"Backtracked", a short story by Burt K. Filer, first published in The Magazine of Fantasy and Science Fiction, June 1968, available at the Internet Archive. It has been reprinted a few times; does any of these covers ring a bell? If you read it in the '80s, it might have bean in the 1979 anthology Beyond Reality edited by Terry Carr.
The story opens with the male protagonist waking up in the morning and realizing that his body has changed - his upper body is significantly stronger and maybe his skin is tanned?
The first thing he saw was Sally staring at him. She was sitting up in the big bed and had four fingers of her left hand wedged in her mouth. For some reason she'd drawn the sheet up around her and held it there with the other arm, as if caught suddenly by a stranger. Fletcher sat up.
"What's the matter? What time is it?" He felt odd and a little woozy. His voice sounded rough and both legs hurt, the good one and the other one.
"You've backtracked," Sally said. She gritted her teeth and gave that quick double shake of hers. The long brown hair fell down, and a curler came out.
Fletcher looked down at the arm he'd hooked around his good knee. It was sunburned and freckled the way August usually made it, but the August of what future year had done this? The fingers were blunter, the nails badly bitten, and the arm itself was thicker by half than the one he'd gone to bed with.
In this story, time travel allows you to return physically to a previous time, but without any memory of what happens next . . .
Sally lay back down, blinking, on the verge of tears. "You're older," she said, "a lot older. Why'd you do it?"

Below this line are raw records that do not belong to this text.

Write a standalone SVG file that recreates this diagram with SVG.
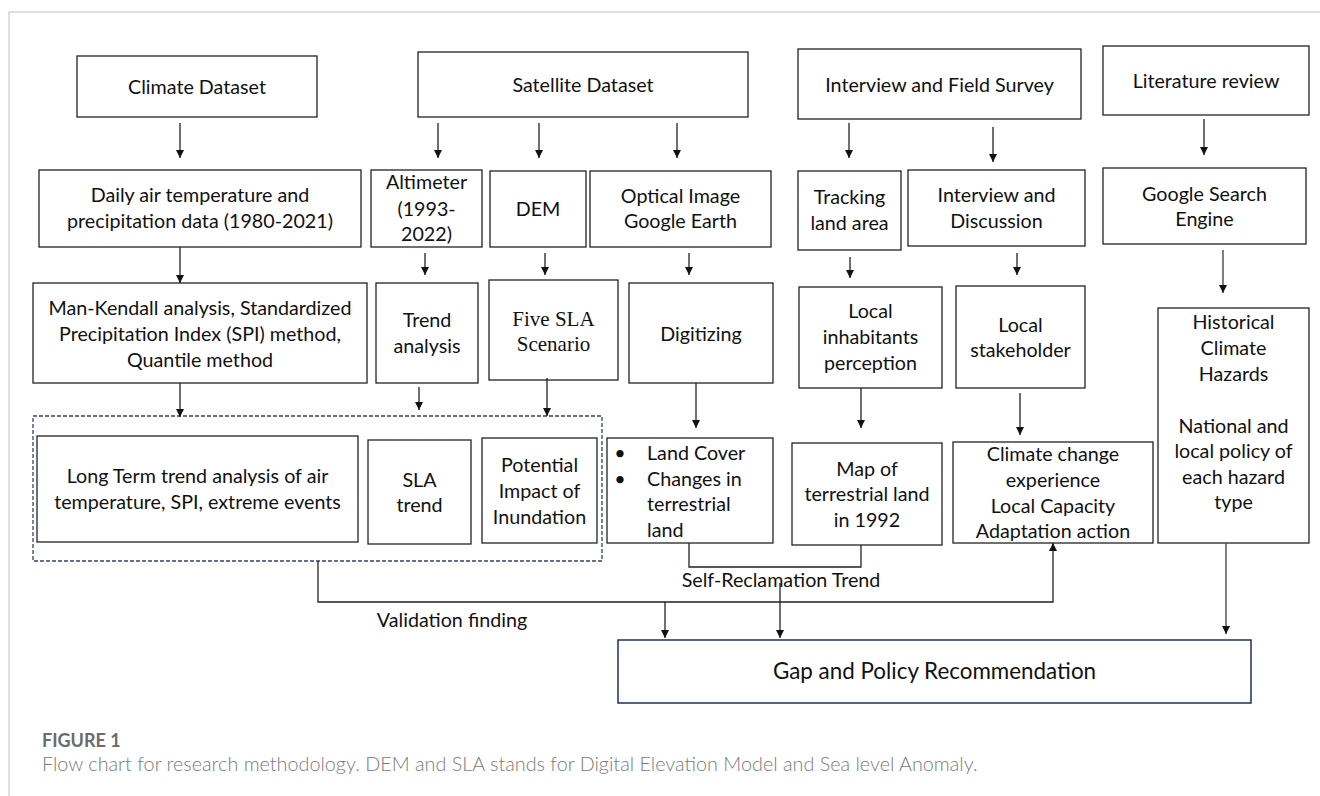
<svg xmlns="http://www.w3.org/2000/svg" width="1320" height="796" viewBox="0 0 1320 796">
<style>
.box{fill:#fff;stroke:#222;stroke-width:1.3}
.t{font-family:Lato,"Open Sans","Liberation Sans",sans-serif;font-size:19.7px;fill:#111;text-anchor:middle}
.s{font-family:"Liberation Serif","DejaVu Serif",serif;font-size:21px;fill:#111;text-anchor:middle}
.l{fill:none;stroke:#222;stroke-width:1.3}
.g{fill:none;stroke:#555;stroke-width:1.5}
.a{marker-end:url(#ah)}
</style>
<defs>
<marker id="ah" markerUnits="userSpaceOnUse" markerWidth="9" markerHeight="8" refX="8" refY="4" orient="auto"><path d="M0,0 L8,4 L0,8 z" fill="#111"/></marker>
</defs>
<rect width="1320" height="796" fill="#fff"/>
<path d="M9,796 V12 H1320" fill="none" stroke="#d4d4d4" stroke-width="1.5"/>

<g id="climate-dataset"><rect class="box" x="77" y="56" width="240" height="61"/><text class="t" x="197" y="94">Climate Dataset</text></g>
<g id="satellite-dataset"><rect class="box" x="418" y="52" width="330" height="65"/><text class="t" x="583" y="92">Satellite Dataset</text></g>
<g id="interview-field"><rect class="box" x="798" y="49" width="283" height="70"/><text class="t" x="939.5" y="92">Interview and Field Survey</text></g>
<g id="literature-review"><rect class="box" x="1103" y="46" width="206" height="69"/><text class="t" x="1206" y="88">Literature review</text></g>

<g id="daily-air"><rect class="box" x="39" y="170" width="322" height="77"/><text class="t" x="200" y="202">Daily air temperature and</text><text class="t" x="200" y="228">precipitation data (1980-2021)</text></g>
<g id="altimeter"><rect class="box" x="371" y="170" width="111" height="77"/><text class="t" x="426.5" y="189">Altimeter</text><text class="t" x="426.5" y="216">(1993-</text><text class="t" x="426.5" y="241">2022)</text></g>
<g id="dem"><rect class="box" x="490" y="171" width="96" height="76"/><text class="t" x="538" y="216">DEM</text></g>
<g id="optical"><rect class="box" x="590" y="171" width="181" height="76"/><text class="t" x="680.5" y="203">Optical Image</text><text class="t" x="680.5" y="228">Google Earth</text></g>
<g id="tracking"><rect class="box" x="798" y="171" width="103" height="79"/><text class="t" x="849.5" y="204">Tracking</text><text class="t" x="849.5" y="230">land area</text></g>
<g id="interview-discussion"><rect class="box" x="908" y="170" width="177" height="76"/><text class="t" x="996.5" y="202">Interview and</text><text class="t" x="996.5" y="228">Discussion</text></g>
<g id="google-search"><rect class="box" x="1103" y="168" width="203" height="76"/><text class="t" x="1204.5" y="201">Google Search</text><text class="t" x="1204.5" y="226">Engine</text></g>

<g id="man-kendall"><rect class="box" x="33" y="283" width="334" height="100"/><text class="t" x="200" y="315">Man-Kendall analysis, Standardized</text><text class="t" x="200" y="341">Precipitation Index (SPI) method,</text><text class="t" x="200" y="367">Quantile method</text></g>
<g id="trend-analysis"><rect class="box" x="376" y="283" width="102" height="100"/><text class="t" x="427" y="327">Trend</text><text class="t" x="427" y="353">analysis</text></g>
<g id="five-sla"><rect class="box" x="489" y="280" width="129" height="100"/><text class="s" x="553.5" y="326">Five SLA</text><text class="s" x="553.5" y="351">Scenario</text></g>
<g id="digitizing"><rect class="box" x="629" y="283" width="144" height="100"/><text class="t" x="701" y="341">Digitizing</text></g>
<g id="local-inhabitants"><rect class="box" x="799" y="287" width="143" height="101"/><text class="t" x="870.5" y="318">Local</text><text class="t" x="870.5" y="344">inhabitants</text><text class="t" x="870.5" y="370">perception</text></g>
<g id="local-stakeholder"><rect class="box" x="956" y="286" width="129" height="102"/><text class="t" x="1020.5" y="332">Local</text><text class="t" x="1020.5" y="357">stakeholder</text></g>
<g id="historical"><rect class="box" x="1158" y="308" width="151" height="235"/><text class="t" x="1233.5" y="329">Historical</text><text class="t" x="1233.5" y="355">Climate</text><text class="t" x="1233.5" y="381">Hazards</text><text class="t" x="1233.5" y="433">National and</text><text class="t" x="1233.5" y="458">local policy of</text><text class="t" x="1233.5" y="484">each hazard</text><text class="t" x="1233.5" y="509">type</text></g>

<g id="analysis-group"><rect x="33" y="416" width="569" height="145" fill="none" stroke="#2f4468" stroke-width="1.3" stroke-dasharray="4 2"/></g>
<g id="long-term"><rect class="box" x="37" y="436" width="321" height="106"/><text class="t" x="197.5" y="483">Long Term trend analysis of air</text><text class="t" x="197.5" y="509">temperature, SPI, extreme events</text></g>
<g id="sla-trend"><rect class="box" x="368" y="440" width="103" height="104"/><text class="t" x="419.5" y="487">SLA</text><text class="t" x="419.5" y="512">trend</text></g>
<g id="potential-impact"><rect class="box" x="482" y="438" width="115" height="105"/><text class="t" x="539.5" y="472">Potential</text><text class="t" x="539.5" y="498">Impact of</text><text class="t" x="539.5" y="524">Inundation</text></g>
<g id="land-cover"><rect class="box" x="607" y="438" width="166" height="105"/><text class="t" x="620" y="460">•</text><text class="t" x="620" y="486">•</text><text class="t" style="text-anchor:start" x="647" y="460">Land Cover</text><text class="t" style="text-anchor:start" x="647" y="486">Changes in</text><text class="t" style="text-anchor:start" x="647" y="511">terrestrial</text><text class="t" style="text-anchor:start" x="647" y="537">land</text></g>
<g id="map-terrestrial"><rect class="box" x="792" y="443" width="150" height="102"/><text class="t" x="867" y="476">Map of</text><text class="t" x="867" y="501">terrestrial land</text><text class="t" x="867" y="527">in 1992</text></g>
<g id="climate-change"><rect class="box" x="953" y="442" width="200" height="101"/><text class="t" x="1053" y="461">Climate change</text><text class="t" x="1053" y="487">experience</text><text class="t" x="1053" y="513">Local Capacity</text><text class="t" x="1053" y="538">Adaptation action</text></g>
<g id="gap-policy"><rect x="618" y="640" width="633" height="63" fill="#fff" stroke="#1f2f5c" stroke-width="1.5"/><text class="t" style="font-size:22.4px" x="934.5" y="679">Gap and Policy Recommendation</text></g>

<g id="connectors">
<path class="l a" d="M180,123 V158"/>
<path class="l a" d="M438,123 V158"/>
<path class="l a" d="M539,123 V158"/>
<path class="l a" d="M677,123 V158"/>
<path class="l a" d="M849,123 V158"/>
<path class="l a" d="M993,127 V162"/>
<path class="l a" d="M1204,119 V155"/>
<path class="l a" d="M180,247 V283"/>
<path class="l a" d="M425,253 V275"/>
<path class="l a" d="M545,253 V275"/>
<path class="l a" d="M689,253 V275"/>
<path class="l a" d="M850,257 V278"/>
<path class="l a" d="M1017,253 V275"/>
<path class="g a" d="M1223,250 V293"/>
<path class="l a" d="M180,383 V417"/>
<path class="l a" d="M419,387 V410"/>
<path class="l a" d="M547,378 V416"/>
<path class="l a" d="M696,383 V428"/>
<path class="l a" d="M861,388 V428"/>
<path class="l a" d="M1020,393 V435"/>
<path class="l" d="M689,543 V567 H861 V545"/>
<path class="l a" d="M318,561 V602 H1053 V543"/>
<path class="l a" d="M665,602 V638"/>
<path class="l a" d="M780,583 V638"/>
<path class="g a" d="M1226,543 V634"/>
<text class="t" x="781" y="587">Self-Reclamation Trend</text>
<text class="t" x="452" y="627">Validation finding</text>
</g>

<text x="42" y="747" font-family="Lato,'Open Sans',sans-serif" font-weight="700" font-size="18" fill="#6b6b6b">FIGURE 1</text>
<text x="42" y="771" font-family="Lato,'Open Sans',sans-serif" font-weight="300" font-size="19.8" fill="#7a7a7a">Flow chart for research methodology. DEM and SLA stands for Digital Elevation Model and Sea level Anomaly.</text>
</svg>
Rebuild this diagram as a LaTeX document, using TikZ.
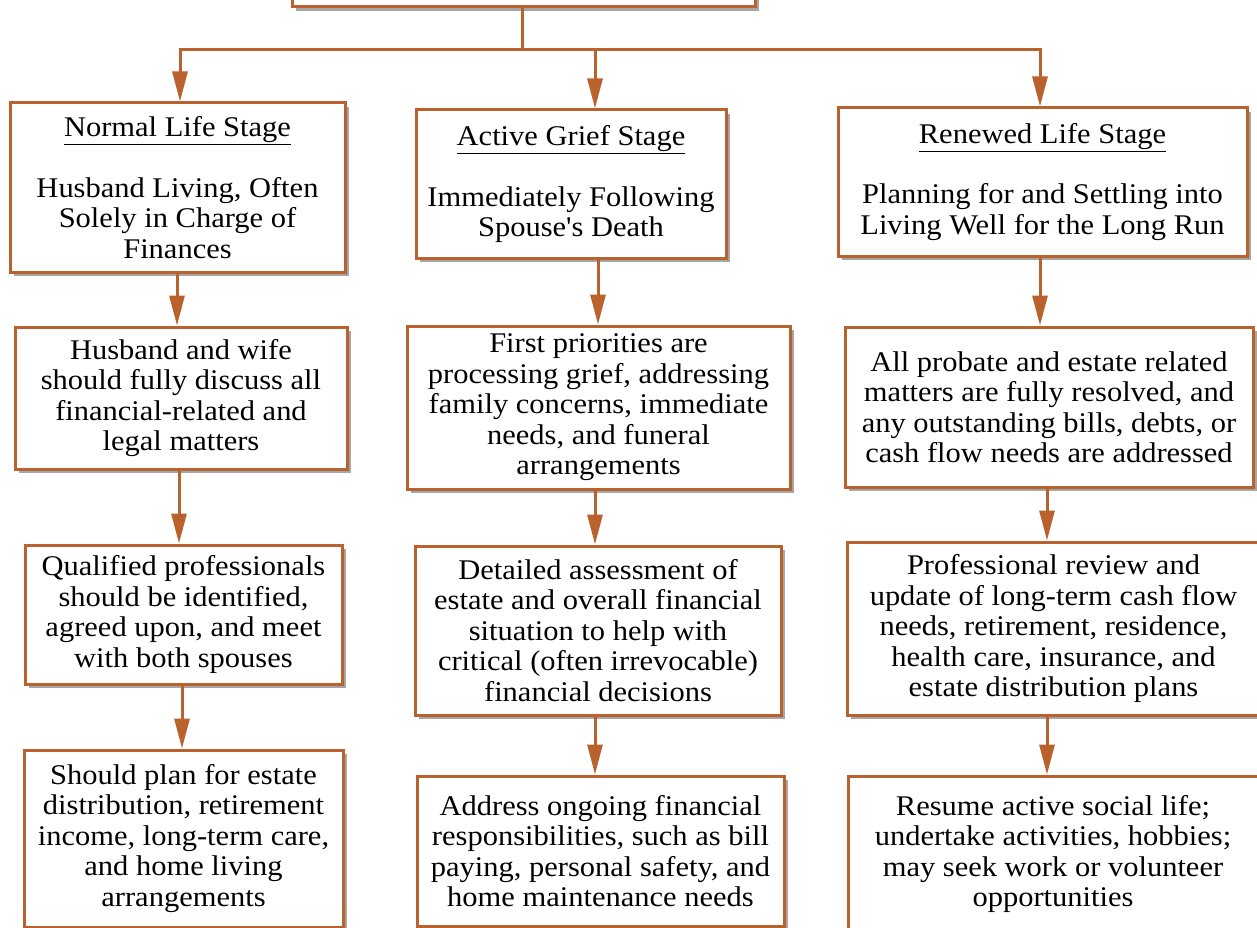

Fletcher tossed off the sheet and swung his legs to the floor. "I don't know, but then I wouldn't. It wipes you out completely, they say."
It turns out that the moment is the death of his wife, or what would be her death: they have a house that overlooks a valley or canyon or something, and she does something that causes her to fall over a railing or down an incline where she's holding on for her life.
Sally was on her feet again, picking more flowers. She paused from time to time to gaze out over the river. The view was even more spectacular here, Fletcher knew, even though too far back to see it himself. They were three or four hundred feet straight above the water.
Running a few feet beyond the main line of the bluff was a grassy promontory. Several bunches of Queen Anne's lace waved above the wild hay and creepers. He wished she'd get away from there and took a breath to tell her to.
Sally screamed as her legs slid out of sight. Twisting midair, she clutched two frantic handfuls of turf.
The protagonist realizes that past-him wasn't strong enough to save her and that future-him had spent all his remaining time bulking up to come back and do it. He is able to reach her (I don't think he simply wheels over to the edge, I think he has to leave his chair and drag himself to her, then pull her to safety) and she lives.
She was only sixty feet away, but the fireplace and the big old table lay directly between them. Fletcher planted both hands on the smoking stone chimney and vaulted it. The thing was four feet high, but it could had been five and he'd still have made it. A dozen running steps, each faster and longer than the last, carried him to the table. He yanked his head down and his right leg up to hurdle it, snapping the leg down on the other side and swinging the weaker one behind. Pain shot through it, and Fletcher nearly sprawled. It took him four steps to straighten out, and in four more he was there.
He hurled himself at the two slender wrists that were falling away, and got one.
Sally screamed again, this time in pain. Fletcher hauled her up to his chin, both sinewy hands around her small white one. Edging backward on his knees, he drew her fully up. Fletcher stood shakily and attempted to help her to her feet. His left leg gave way.
Falling beside her, he lay on the warm granite and tried to catch his breath. It was difficult for some reason. Her face swam before him, and as he lost consciousness he heard himself repeating, "So that's why, that's why—"
The twist is that while she survives, their marriage doesn't - she ends up divorcing him.
His broken left leg never healed solidly, though, and for all intents and purposes he was back to where he'd started. He and Sally remained childless right up until their divorce two years later. She was later married to David Schenk, but Fletcher remained alone.